WHAT IS REQUIRED »
Gather all lines from the material that contain "chart".

RECORDS PROVIDED »
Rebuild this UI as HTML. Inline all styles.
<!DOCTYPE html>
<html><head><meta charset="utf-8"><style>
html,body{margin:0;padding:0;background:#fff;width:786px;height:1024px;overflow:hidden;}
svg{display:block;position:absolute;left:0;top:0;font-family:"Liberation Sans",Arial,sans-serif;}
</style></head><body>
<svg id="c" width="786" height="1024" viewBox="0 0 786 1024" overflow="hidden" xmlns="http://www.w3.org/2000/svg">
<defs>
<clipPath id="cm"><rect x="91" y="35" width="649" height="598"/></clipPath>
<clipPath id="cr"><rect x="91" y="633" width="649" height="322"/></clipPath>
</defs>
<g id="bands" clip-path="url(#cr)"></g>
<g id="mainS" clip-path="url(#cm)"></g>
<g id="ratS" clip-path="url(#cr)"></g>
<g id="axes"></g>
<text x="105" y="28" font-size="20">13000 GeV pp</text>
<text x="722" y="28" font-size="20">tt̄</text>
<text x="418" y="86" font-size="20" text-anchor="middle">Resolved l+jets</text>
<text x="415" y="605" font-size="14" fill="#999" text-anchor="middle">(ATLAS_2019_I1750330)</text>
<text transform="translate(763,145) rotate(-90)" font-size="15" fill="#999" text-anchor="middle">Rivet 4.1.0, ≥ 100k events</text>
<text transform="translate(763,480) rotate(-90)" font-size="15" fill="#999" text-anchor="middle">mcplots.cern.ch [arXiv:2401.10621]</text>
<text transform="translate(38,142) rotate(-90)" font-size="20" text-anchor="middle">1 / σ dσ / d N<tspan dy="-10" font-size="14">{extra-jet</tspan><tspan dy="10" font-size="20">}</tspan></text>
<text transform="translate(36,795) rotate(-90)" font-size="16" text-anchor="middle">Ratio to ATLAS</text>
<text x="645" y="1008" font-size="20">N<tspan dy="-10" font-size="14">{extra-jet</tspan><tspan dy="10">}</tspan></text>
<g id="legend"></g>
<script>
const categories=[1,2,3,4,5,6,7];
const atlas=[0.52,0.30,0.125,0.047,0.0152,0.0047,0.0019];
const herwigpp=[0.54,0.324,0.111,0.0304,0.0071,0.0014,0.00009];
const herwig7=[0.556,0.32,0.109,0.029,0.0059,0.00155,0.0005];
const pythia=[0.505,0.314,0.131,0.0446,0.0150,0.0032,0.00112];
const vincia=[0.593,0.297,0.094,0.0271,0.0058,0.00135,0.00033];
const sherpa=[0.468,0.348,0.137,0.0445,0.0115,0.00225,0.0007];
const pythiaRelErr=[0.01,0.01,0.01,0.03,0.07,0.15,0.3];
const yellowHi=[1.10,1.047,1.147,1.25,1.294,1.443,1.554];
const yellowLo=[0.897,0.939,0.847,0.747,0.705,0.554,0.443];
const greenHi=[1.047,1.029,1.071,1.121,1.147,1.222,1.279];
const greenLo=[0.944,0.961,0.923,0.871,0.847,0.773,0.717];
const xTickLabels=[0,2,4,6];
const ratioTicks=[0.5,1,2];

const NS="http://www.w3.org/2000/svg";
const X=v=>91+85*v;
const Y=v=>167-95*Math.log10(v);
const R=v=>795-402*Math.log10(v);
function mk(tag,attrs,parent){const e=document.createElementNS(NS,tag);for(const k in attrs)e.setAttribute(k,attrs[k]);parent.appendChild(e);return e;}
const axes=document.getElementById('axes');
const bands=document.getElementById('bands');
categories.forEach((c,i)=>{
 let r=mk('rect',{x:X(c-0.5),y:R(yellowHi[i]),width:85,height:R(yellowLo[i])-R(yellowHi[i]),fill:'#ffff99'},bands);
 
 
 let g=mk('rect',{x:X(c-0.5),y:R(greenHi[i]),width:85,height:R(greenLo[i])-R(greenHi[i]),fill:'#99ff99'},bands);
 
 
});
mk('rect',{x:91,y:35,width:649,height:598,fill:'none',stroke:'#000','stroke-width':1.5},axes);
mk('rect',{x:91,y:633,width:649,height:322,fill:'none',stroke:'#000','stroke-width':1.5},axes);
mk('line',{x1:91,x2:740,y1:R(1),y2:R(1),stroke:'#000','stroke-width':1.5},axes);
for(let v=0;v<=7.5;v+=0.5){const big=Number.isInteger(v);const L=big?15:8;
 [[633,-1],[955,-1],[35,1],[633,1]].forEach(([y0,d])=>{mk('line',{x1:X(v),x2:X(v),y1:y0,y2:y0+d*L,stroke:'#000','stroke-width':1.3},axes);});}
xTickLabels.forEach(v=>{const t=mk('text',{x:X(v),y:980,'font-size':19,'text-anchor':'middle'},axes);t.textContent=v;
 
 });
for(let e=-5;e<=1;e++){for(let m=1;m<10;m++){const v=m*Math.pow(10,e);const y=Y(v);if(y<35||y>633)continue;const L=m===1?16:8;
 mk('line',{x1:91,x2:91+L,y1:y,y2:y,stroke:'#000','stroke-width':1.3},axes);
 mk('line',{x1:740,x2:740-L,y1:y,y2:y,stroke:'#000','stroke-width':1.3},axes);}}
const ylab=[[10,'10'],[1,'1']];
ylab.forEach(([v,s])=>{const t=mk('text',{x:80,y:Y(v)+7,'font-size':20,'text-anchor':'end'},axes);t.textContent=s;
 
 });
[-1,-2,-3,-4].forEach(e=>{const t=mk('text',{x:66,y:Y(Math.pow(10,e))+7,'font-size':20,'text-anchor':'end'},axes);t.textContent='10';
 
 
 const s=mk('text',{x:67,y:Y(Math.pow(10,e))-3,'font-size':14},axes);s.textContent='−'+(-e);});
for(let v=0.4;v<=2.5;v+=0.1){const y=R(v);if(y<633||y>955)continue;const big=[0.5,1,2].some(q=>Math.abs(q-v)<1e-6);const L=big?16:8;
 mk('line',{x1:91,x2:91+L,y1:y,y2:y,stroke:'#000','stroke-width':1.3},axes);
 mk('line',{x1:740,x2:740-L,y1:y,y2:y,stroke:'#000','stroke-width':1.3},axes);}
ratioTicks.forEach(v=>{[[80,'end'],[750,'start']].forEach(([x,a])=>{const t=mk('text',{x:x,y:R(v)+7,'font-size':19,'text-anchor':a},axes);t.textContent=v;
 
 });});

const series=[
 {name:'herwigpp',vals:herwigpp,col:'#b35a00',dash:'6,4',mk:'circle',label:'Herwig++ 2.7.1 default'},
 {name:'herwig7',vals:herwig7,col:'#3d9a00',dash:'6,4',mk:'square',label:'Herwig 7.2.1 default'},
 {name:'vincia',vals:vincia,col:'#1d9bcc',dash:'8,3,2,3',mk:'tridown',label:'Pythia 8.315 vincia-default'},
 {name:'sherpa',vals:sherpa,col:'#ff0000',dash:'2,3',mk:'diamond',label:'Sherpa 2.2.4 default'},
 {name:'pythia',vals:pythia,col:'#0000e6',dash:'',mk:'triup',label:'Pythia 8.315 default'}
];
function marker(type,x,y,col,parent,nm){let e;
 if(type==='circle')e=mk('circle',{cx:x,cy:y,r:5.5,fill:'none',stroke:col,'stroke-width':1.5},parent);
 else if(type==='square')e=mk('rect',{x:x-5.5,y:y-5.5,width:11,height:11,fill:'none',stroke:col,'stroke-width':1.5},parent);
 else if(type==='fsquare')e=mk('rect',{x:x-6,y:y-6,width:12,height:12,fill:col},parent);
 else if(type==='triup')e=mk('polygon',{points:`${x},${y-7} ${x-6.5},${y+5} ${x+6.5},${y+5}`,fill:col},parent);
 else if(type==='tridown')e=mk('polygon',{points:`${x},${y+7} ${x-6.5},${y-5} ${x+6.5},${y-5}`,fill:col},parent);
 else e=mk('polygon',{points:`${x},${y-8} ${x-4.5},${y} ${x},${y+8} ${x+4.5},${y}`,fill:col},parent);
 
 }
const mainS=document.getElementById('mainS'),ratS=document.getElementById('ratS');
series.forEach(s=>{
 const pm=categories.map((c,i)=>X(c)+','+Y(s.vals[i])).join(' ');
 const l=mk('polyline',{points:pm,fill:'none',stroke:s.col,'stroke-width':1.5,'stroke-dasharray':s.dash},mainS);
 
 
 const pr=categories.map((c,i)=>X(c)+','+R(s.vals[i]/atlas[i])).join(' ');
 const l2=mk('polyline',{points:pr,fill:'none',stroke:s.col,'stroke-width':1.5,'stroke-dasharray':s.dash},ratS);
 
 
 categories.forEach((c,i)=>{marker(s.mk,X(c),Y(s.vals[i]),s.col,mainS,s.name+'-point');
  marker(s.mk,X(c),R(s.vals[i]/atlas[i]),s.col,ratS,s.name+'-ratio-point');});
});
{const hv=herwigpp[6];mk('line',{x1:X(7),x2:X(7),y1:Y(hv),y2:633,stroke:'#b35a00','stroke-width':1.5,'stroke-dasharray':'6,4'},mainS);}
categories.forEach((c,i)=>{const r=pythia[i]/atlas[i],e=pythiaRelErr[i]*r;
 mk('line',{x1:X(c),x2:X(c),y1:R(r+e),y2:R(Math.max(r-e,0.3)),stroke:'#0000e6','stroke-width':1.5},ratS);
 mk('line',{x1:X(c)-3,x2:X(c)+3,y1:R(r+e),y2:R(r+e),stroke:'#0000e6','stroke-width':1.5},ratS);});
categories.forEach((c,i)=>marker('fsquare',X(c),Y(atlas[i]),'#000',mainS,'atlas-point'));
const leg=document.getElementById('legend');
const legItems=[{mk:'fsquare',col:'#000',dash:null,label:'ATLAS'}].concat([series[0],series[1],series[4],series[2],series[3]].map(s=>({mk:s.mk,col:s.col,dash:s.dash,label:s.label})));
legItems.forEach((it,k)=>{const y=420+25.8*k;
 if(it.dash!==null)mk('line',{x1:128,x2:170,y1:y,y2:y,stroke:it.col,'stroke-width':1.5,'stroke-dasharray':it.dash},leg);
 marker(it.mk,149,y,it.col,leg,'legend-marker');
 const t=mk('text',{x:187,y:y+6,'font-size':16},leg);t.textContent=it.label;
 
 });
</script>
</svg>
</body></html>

==

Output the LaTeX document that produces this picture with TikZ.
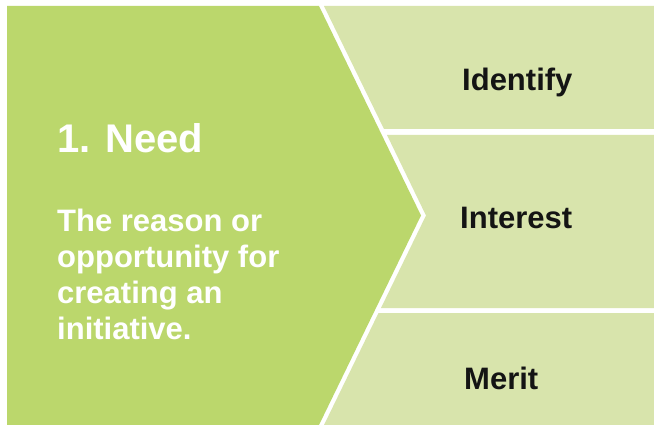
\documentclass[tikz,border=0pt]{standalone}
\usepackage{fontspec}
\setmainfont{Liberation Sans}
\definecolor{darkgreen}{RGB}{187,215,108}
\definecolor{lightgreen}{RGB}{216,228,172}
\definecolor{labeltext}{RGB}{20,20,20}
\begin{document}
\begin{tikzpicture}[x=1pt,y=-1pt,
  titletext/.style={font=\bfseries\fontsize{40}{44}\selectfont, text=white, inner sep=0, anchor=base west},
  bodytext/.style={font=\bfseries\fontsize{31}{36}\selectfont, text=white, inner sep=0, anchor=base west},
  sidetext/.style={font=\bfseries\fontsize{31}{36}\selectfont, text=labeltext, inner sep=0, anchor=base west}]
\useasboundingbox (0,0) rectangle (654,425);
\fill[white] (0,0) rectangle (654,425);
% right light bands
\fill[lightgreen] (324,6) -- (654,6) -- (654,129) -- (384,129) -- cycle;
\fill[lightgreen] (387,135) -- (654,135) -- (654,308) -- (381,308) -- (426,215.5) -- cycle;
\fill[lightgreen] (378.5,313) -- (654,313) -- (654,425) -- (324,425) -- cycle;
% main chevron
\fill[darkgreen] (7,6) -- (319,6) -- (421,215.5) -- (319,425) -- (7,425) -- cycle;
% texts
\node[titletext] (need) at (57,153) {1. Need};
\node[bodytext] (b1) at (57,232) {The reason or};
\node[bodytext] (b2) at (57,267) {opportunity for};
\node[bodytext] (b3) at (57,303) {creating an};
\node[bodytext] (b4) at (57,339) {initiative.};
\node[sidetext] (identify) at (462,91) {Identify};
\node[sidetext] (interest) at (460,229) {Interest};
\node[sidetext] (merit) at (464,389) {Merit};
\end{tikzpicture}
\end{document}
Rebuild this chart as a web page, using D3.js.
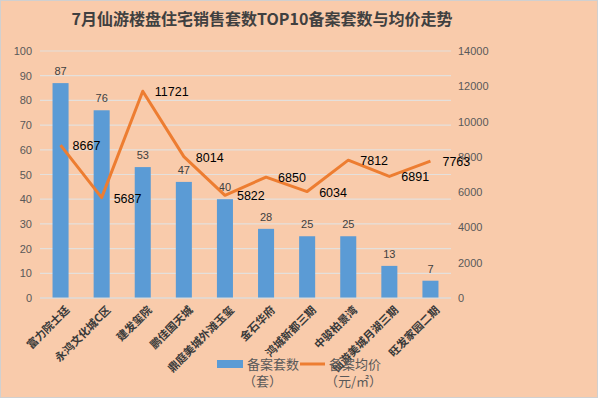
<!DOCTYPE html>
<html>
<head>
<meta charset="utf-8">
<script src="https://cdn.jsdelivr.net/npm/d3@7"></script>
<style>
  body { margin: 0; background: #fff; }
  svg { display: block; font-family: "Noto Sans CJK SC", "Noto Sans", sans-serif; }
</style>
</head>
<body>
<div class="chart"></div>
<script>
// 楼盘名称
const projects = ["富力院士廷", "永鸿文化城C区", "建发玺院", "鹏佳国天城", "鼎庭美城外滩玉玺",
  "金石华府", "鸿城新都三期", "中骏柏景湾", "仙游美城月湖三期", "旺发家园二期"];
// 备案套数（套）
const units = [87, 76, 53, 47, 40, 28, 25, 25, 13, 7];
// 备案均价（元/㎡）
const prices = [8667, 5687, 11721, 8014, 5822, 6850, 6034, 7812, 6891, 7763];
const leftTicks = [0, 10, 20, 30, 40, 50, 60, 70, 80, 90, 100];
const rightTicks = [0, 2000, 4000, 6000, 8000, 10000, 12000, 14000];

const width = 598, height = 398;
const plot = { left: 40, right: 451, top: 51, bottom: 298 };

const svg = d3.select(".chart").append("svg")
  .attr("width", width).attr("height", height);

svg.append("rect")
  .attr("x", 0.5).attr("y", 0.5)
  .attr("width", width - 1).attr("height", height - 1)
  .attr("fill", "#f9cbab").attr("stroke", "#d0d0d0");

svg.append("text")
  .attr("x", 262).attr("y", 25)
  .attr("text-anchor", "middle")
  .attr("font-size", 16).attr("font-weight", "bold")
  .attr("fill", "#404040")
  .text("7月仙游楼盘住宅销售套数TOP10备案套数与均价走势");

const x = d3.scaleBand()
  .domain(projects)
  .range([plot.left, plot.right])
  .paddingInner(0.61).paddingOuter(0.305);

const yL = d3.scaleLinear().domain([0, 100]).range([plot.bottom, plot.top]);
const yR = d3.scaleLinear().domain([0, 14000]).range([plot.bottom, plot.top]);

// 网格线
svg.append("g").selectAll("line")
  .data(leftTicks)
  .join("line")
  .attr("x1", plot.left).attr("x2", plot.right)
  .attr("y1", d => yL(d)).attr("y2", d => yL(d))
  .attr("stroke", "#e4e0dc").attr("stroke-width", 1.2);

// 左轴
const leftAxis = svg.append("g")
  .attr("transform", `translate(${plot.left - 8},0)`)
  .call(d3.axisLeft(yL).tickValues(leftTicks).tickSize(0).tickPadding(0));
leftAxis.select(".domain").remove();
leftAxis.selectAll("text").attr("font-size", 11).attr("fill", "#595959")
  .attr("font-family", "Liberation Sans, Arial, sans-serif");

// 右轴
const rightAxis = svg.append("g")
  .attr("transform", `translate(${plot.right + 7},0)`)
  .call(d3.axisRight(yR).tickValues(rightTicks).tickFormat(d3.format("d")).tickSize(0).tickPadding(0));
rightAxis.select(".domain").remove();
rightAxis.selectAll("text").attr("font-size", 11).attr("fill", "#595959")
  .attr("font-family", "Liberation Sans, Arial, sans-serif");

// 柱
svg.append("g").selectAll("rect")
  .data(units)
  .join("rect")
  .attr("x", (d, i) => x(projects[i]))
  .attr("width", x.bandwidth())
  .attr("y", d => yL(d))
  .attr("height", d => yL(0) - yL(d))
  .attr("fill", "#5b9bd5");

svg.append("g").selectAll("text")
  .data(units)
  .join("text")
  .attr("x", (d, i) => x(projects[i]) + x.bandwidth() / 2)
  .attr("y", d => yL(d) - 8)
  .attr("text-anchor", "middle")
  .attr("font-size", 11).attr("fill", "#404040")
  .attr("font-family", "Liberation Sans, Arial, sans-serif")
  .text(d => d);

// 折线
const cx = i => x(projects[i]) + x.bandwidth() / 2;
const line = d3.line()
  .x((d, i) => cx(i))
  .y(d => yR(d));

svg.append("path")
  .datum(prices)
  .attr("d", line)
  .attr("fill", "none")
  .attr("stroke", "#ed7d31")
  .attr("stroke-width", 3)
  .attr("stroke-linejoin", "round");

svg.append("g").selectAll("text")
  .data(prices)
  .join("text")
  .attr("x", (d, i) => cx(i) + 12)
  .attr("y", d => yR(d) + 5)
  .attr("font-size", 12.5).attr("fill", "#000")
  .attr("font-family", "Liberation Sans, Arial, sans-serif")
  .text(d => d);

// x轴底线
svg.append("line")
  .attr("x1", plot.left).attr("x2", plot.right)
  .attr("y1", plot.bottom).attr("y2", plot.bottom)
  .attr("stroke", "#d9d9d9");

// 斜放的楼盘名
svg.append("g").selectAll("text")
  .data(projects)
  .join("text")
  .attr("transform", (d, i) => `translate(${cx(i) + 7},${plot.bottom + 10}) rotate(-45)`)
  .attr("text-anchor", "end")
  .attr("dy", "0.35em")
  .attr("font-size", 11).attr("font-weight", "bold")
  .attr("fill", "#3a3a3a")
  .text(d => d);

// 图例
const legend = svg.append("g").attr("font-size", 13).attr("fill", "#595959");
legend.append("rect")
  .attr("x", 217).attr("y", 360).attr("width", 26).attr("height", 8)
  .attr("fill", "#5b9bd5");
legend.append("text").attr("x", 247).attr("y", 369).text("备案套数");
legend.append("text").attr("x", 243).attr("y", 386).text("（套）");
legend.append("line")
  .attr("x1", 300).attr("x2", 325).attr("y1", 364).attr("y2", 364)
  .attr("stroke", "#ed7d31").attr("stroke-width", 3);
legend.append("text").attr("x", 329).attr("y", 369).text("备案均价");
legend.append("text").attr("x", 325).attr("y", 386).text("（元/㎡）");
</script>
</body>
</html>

---

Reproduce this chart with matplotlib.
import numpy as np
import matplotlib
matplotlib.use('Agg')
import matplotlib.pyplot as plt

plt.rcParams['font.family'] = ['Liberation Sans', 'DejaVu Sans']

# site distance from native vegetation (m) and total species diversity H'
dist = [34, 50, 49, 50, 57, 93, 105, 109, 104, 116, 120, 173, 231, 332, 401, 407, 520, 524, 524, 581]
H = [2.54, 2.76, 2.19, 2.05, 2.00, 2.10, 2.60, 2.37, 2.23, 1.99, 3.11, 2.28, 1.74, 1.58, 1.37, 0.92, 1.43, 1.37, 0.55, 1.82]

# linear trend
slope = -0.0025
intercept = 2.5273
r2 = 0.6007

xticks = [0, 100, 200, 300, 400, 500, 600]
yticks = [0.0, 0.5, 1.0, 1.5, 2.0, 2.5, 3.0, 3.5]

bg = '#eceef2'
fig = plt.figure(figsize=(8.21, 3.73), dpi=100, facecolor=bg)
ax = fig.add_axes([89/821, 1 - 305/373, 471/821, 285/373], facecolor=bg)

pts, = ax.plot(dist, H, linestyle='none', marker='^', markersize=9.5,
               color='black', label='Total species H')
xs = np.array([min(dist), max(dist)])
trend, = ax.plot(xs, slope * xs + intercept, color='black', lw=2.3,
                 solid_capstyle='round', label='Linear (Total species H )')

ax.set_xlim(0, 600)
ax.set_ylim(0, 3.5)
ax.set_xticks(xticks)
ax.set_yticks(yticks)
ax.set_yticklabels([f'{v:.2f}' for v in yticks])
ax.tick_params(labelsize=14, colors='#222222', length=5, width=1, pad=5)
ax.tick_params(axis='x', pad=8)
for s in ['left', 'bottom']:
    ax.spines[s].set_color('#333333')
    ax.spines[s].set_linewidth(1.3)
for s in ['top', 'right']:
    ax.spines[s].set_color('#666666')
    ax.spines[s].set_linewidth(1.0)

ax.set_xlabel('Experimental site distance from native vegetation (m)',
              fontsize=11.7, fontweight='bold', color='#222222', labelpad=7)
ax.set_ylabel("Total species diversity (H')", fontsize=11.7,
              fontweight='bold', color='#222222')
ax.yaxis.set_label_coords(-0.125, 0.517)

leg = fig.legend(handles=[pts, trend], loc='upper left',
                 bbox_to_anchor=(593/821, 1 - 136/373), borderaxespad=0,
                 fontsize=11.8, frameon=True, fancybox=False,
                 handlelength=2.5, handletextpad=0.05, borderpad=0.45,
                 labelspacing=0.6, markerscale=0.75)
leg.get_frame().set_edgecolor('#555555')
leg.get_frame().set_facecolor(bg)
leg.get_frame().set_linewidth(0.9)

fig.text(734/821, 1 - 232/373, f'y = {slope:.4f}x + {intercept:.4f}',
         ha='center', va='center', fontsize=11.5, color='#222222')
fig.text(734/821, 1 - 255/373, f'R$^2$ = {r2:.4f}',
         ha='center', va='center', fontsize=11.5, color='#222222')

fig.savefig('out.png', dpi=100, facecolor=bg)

CORRECT ANSWER »
Rebuild this chart as a web page, using D3.js.
<div class="chart"></div>
const svg = d3.select(".chart").append("svg")
Reproduce this chart with matplotlib.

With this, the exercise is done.